Available data –
— start —

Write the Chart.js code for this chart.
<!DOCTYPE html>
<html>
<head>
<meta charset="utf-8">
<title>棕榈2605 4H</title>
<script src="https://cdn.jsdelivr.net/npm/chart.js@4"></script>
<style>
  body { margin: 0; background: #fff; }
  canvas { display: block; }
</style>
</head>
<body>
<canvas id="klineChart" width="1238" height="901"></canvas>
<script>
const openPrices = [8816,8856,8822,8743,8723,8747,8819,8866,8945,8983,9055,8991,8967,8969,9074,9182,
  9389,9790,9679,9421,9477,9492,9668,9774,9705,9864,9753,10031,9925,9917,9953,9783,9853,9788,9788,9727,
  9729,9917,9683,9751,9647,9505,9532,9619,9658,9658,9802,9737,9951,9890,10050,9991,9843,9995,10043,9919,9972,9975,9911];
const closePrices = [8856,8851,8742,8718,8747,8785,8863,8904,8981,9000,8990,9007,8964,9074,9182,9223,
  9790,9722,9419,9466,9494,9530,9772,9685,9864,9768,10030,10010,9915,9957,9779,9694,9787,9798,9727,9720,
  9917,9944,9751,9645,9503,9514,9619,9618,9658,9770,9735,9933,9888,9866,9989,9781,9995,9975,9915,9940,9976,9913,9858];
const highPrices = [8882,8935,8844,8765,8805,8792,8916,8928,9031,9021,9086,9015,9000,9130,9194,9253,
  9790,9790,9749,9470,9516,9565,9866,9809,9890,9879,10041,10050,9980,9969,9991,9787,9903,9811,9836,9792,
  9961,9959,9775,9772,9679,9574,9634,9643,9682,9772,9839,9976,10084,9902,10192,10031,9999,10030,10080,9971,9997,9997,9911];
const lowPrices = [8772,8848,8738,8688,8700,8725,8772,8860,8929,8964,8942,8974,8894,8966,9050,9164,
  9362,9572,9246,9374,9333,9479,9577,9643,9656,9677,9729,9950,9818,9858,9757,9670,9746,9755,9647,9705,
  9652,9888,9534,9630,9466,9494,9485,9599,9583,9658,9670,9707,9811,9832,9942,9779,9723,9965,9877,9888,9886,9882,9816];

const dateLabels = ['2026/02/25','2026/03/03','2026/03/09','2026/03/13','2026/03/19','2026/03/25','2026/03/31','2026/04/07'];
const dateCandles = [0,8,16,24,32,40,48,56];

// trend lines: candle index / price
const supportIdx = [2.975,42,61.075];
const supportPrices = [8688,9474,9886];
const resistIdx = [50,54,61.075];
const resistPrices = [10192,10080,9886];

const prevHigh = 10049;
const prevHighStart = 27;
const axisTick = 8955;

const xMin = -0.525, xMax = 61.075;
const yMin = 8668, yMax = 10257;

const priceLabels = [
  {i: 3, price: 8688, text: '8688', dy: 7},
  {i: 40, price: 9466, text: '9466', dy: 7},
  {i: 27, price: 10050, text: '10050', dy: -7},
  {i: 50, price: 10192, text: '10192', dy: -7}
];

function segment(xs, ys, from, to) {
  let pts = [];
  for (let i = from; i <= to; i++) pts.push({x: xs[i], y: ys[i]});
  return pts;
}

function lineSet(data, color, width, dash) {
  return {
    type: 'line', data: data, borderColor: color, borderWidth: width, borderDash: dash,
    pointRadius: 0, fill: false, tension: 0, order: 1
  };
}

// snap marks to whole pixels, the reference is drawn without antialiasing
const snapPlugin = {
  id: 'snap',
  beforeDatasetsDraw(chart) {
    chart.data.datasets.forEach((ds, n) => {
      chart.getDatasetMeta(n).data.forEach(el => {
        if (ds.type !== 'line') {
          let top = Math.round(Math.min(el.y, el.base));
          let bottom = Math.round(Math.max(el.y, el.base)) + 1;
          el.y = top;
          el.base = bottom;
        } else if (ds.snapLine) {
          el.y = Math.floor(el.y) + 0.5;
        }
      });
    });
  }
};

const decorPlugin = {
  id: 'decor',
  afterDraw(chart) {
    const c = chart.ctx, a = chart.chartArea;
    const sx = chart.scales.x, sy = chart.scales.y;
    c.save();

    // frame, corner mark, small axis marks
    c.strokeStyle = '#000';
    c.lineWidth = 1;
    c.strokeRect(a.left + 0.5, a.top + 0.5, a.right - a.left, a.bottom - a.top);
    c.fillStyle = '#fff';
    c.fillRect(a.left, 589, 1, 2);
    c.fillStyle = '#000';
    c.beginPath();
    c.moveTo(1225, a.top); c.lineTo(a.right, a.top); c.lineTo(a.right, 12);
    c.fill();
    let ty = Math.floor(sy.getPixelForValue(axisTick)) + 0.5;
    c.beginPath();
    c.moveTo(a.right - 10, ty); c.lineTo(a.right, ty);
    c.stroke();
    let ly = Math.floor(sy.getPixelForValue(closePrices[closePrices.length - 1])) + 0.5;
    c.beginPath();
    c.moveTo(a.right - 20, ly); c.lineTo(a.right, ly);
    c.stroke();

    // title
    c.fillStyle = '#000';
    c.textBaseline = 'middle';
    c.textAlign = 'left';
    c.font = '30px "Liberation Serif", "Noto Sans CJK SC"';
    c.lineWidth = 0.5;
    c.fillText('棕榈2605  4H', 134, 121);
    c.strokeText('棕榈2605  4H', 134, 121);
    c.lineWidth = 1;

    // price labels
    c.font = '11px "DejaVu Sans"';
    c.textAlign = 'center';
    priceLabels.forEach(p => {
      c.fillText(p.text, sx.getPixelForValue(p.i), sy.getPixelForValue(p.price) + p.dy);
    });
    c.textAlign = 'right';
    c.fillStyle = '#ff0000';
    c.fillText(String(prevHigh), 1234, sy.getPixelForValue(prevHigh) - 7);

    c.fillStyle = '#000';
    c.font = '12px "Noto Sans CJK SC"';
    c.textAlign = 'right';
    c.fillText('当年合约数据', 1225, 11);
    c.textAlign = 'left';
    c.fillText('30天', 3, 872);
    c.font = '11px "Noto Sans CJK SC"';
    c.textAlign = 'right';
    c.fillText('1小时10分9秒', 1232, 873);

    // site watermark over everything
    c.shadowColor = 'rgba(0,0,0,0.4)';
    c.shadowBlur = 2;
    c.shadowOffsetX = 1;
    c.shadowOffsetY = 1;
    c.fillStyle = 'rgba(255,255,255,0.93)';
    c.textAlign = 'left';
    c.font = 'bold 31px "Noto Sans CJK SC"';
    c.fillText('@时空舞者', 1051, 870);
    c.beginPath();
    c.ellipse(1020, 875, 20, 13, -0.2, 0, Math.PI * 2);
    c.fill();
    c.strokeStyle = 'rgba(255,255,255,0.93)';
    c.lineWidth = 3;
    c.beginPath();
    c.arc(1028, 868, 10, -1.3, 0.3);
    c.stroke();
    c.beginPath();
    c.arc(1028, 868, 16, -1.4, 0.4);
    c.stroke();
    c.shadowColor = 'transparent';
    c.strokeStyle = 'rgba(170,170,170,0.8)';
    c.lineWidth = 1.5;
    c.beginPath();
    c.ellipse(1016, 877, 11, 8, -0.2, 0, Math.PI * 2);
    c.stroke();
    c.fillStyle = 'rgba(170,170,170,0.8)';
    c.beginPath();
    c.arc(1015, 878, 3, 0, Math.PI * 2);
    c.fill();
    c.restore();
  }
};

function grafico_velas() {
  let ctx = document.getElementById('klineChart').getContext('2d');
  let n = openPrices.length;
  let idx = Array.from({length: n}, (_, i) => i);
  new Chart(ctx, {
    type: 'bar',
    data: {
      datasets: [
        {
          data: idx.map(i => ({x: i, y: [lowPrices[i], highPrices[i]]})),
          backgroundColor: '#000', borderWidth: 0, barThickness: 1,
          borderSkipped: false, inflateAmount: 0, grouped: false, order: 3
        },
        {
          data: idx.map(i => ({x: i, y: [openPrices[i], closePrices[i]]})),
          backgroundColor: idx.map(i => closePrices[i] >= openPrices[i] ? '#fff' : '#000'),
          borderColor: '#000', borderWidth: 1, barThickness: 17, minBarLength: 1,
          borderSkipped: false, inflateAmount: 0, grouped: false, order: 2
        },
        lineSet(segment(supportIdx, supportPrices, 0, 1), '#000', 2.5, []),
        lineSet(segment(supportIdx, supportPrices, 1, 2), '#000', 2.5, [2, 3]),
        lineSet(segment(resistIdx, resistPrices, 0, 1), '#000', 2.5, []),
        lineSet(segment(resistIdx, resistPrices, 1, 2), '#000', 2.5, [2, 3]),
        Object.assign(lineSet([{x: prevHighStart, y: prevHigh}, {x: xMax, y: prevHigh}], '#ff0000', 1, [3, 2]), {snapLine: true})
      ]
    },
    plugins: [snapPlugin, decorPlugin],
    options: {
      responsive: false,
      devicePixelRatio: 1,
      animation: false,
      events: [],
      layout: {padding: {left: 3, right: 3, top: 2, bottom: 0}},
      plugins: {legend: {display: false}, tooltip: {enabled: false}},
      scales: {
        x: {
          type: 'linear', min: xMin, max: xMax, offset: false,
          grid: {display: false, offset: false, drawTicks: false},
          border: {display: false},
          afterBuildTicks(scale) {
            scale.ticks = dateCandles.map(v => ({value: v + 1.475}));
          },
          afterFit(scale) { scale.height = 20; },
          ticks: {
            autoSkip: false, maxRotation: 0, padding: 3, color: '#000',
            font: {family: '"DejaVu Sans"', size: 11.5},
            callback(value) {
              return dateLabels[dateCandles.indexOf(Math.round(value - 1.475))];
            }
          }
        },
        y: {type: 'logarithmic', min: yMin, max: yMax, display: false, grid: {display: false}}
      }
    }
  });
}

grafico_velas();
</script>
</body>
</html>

— end —

What to do –
Return exactly, please, the lines of the material from the first one down to and including the line where "const resistPrices = [10192,10080,9886];" appears.

Result of the task –
Write the Chart.js code for this chart.
<!DOCTYPE html>
<html>
<head>
<meta charset="utf-8">
<title>棕榈2605 4H</title>
<script src="https://cdn.jsdelivr.net/npm/chart.js@4"></script>
<style>
  body { margin: 0; background: #fff; }
  canvas { display: block; }
</style>
</head>
<body>
<canvas id="klineChart" width="1238" height="901"></canvas>
<script>
const openPrices = [8816,8856,8822,8743,8723,8747,8819,8866,8945,8983,9055,8991,8967,8969,9074,9182,
  9389,9790,9679,9421,9477,9492,9668,9774,9705,9864,9753,10031,9925,9917,9953,9783,9853,9788,9788,9727,
  9729,9917,9683,9751,9647,9505,9532,9619,9658,9658,9802,9737,9951,9890,10050,9991,9843,9995,10043,9919,9972,9975,9911];
const closePrices = [8856,8851,8742,8718,8747,8785,8863,8904,8981,9000,8990,9007,8964,9074,9182,9223,
  9790,9722,9419,9466,9494,9530,9772,9685,9864,9768,10030,10010,9915,9957,9779,9694,9787,9798,9727,9720,
  9917,9944,9751,9645,9503,9514,9619,9618,9658,9770,9735,9933,9888,9866,9989,9781,9995,9975,9915,9940,9976,9913,9858];
const highPrices = [8882,8935,8844,8765,8805,8792,8916,8928,9031,9021,9086,9015,9000,9130,9194,9253,
  9790,9790,9749,9470,9516,9565,9866,9809,9890,9879,10041,10050,9980,9969,9991,9787,9903,9811,9836,9792,
  9961,9959,9775,9772,9679,9574,9634,9643,9682,9772,9839,9976,10084,9902,10192,10031,9999,10030,10080,9971,9997,9997,9911];
const lowPrices = [8772,8848,8738,8688,8700,8725,8772,8860,8929,8964,8942,8974,8894,8966,9050,9164,
  9362,9572,9246,9374,9333,9479,9577,9643,9656,9677,9729,9950,9818,9858,9757,9670,9746,9755,9647,9705,
  9652,9888,9534,9630,9466,9494,9485,9599,9583,9658,9670,9707,9811,9832,9942,9779,9723,9965,9877,9888,9886,9882,9816];

const dateLabels = ['2026/02/25','2026/03/03','2026/03/09','2026/03/13','2026/03/19','2026/03/25','2026/03/31','2026/04/07'];
const dateCandles = [0,8,16,24,32,40,48,56];

// trend lines: candle index / price
const supportIdx = [2.975,42,61.075];
const supportPrices = [8688,9474,9886];
const resistIdx = [50,54,61.075];
const resistPrices = [10192,10080,9886];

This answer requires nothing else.